The well publicised problems in Greece and Chinese slowdown continue to have a negative effect on all financial markets. The upside of the turmoil is falling Australian dollar which should help local manufacturers and exporters.

**** China’s Towering Metal Stockpiles Cast Economic Shadow By: Reuters 20 May 2012 ****

When metals warehouses in top consumer China are so full that workers start stockpiling iron ore in granaries and copper in car parks, you know the global economy could be in trouble.

At Qingdao Port, home to one of China’s largest iron ore terminals, hundreds of mounds of iron ore, each as tall as a three-storey building, spill over into an area signposted “grains storage” and almost to the street.

Further south, some bonded warehouses in Shanghai are using carparks to store swollen copper stockpiles — another unusual phenomenon that bodes ill for global metal prices and raises questions about China’s ability to sustain its economic growth as the rest of the world falters.

**** Chinese buyers default on coal, iron ore shipments-trade ****

SHANGHAI/SINGAPORE, May 21 (Reuters) – Chinese buyers are deferring delivery or have defaulted on coal and iron ore deliveries following a drop in prices, traders said, providing more evidence that a slowdown in the world’s second-largest economy is hitting its appetite for commodities.

China is the world’s biggest consumer of iron ore, coal and other base metals, but recent data has shown the economy cooling more quickly than expected, with industrial output growth slowing sharply in April and fixed asset investment, a key driver of the economy, hitting its lowest in nearly a decade.

Coal and iron ore prices could fall further before recovering towards the tail end of the second quarter, traders say, sparking more defaults or deferred deliveries.

“There are a few distressed cargoes but no one is gung-ho enough to take them.
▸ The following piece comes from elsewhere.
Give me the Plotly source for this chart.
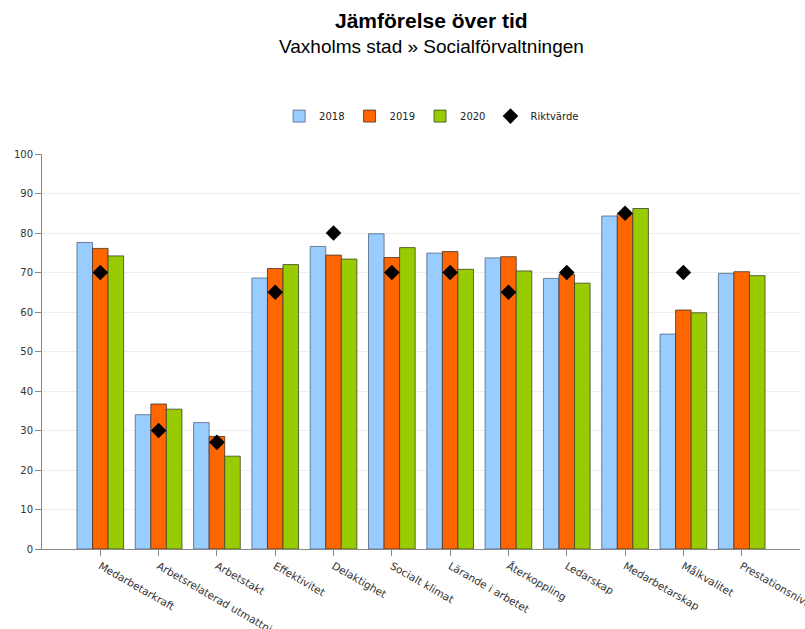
import plotly.graph_objects as go

categories = ["Medarbetarkraft", "Arbetsrelaterad utmattning", "Arbetstakt", "Effektivitet",
              "Delaktighet", "Socialt klimat", "Lärande i arbetet", "Återkoppling",
              "Ledarskap", "Medarbetarskap", "Målkvalitet", "Prestationsnivå"]
v2018 = [77.6, 34.0, 32.0, 68.6, 76.6, 79.8, 74.9, 73.7, 68.5, 84.3, 54.4, 69.8]
v2019 = [76.1, 36.7, 28.5, 71.0, 74.4, 73.8, 75.3, 74.0, 69.5, 85.0, 60.5, 70.2]
v2020 = [74.2, 35.4, 23.5, 72.0, 73.4, 76.3, 70.8, 70.4, 67.3, 86.2, 59.8, 69.2]
riktvarde = [70, 30, 27, 65, 80, 70, 70, 65, 70, 85, 70, None]
y_ticks = [0, 10, 20, 30, 40, 50, 60, 70, 80, 90, 100]

FONT = "DejaVu Sans"

fig = go.Figure()
series = [("2018", v2018, "#99CCFF", "rgba(80,100,130,0.8)"),
          ("2019", v2019, "#FF6600", "rgba(70,50,40,0.8)"),
          ("2020", v2020, "#99CC00", "rgba(60,70,40,0.8)")]
for name, vals, col, lc in series:
    fig.add_trace(go.Bar(x=categories, y=vals, name=name,
                         marker=dict(color=col, line=dict(color=lc, width=1))))

fig.add_trace(go.Scatter(x=categories, y=riktvarde, name="Riktvärde", mode="markers",
                         marker=dict(symbol="diamond", size=12, color="black")))

fig.update_layout(
    width=805, height=629,
    margin=dict(l=42, r=5, t=154, b=80, autoexpand=False),
    paper_bgcolor="white", plot_bgcolor="white",
    barmode="group", bargap=0.2, bargroupgap=0,
    font=dict(family=FONT, size=10, color="#333"),
    showlegend=True,
    legend=dict(orientation="h", x=0.514, xanchor="center", y=1.096, yanchor="middle",
                font=dict(family=FONT, size=10, color="#222"), traceorder="normal"),
    annotations=[
        dict(text="<b>Jämförelse över tid</b>", xref="paper", yref="paper", x=0.514, y=1.339,
             xanchor="center", yanchor="middle", showarrow=False,
             font=dict(family="Liberation Sans", size=21, color="black")),
        dict(text="Vaxholms stad » Socialförvaltningen", xref="paper", yref="paper", x=0.514, y=1.271,
             xanchor="center", yanchor="middle", showarrow=False,
             font=dict(family="Liberation Sans", size=19, color="black")),
    ],
)
fig.update_xaxes(type="category", range=[-1, 12], showline=True, linecolor="#888", linewidth=1,
                 ticks="outside", ticklen=6, tickcolor="#888", tickangle=30, automargin=False,
                 tickfont=dict(family=FONT, size=10.5, color="#333"), showgrid=False)
fig.update_yaxes(range=[0, 100], tickvals=y_ticks, showline=True, linecolor="#888", linewidth=1,
                 ticks="outside", ticklen=6, tickcolor="#888", gridcolor="#eeeeee", automargin=False,
                 tickfont=dict(family=FONT, size=10, color="#333"), zeroline=False)

fig.write_html("out.html")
Chinese utilities aren’t buying because they have a lot of coal and traders are also afraid of getting burnt. It’s very bearish now,” said a trader.

At least six defaulted thermal coal cargoes were being re-offered at a discount, traders said, including contracts for shipments from the United States, Colombia and South Africa.

**** Greece’s economy in facts and figures ****

Basic economic figures for Greece, (the epicenter of the Eurozone debt crisis). The first member state to be bailed out by the European Union and the International Monetary Fund, in May 2010.

1. Greece joined the eurozone as its 12th member state on January 1, 2001, a year before notes and coins went into circulation.

2. Greece has highest debt ratio in the bloc, owing more than 350 billion Euros, and exceeds by far the eurozone limit of 60 percent of GDP.

3. The annual public deficit — the shortfall between revenues and spending — was 10.6 percent in 2010. Government officials put it at 9.6 percent of GDP in 2011.

4. Gross Domestic Product: 227.3 billion Euros in 2010

5. The economy shrank 4.5 percent in 2010, and is estimated to have contracted by more than 5.5 percent this year.

6. The Greek economy is small, accounting for less than 3.0 percent of total eurozone economic output.

7. Inflation: 4.7 percent in 2010, 2.8 percent in 2011 and 0.6 percent in 2012 (2012 budget).

8. Unemployment hit 16.3 percent at the end of the second quarter this year and is expected to come in at 15.4 percent for the full-year, rising then to 17.1 percent in 2012.

9. Standard and Poor’s rates Greece at “CC”, almost equivalent to default.

10. Population is 10.78 million, down from 11.28 million in 2009, according to the latest official figures in May, as migrants leave due to the economic downturn and birth rates remain low.

11. Parliamentary democracy with 300 deputies elected for four years, forming a government.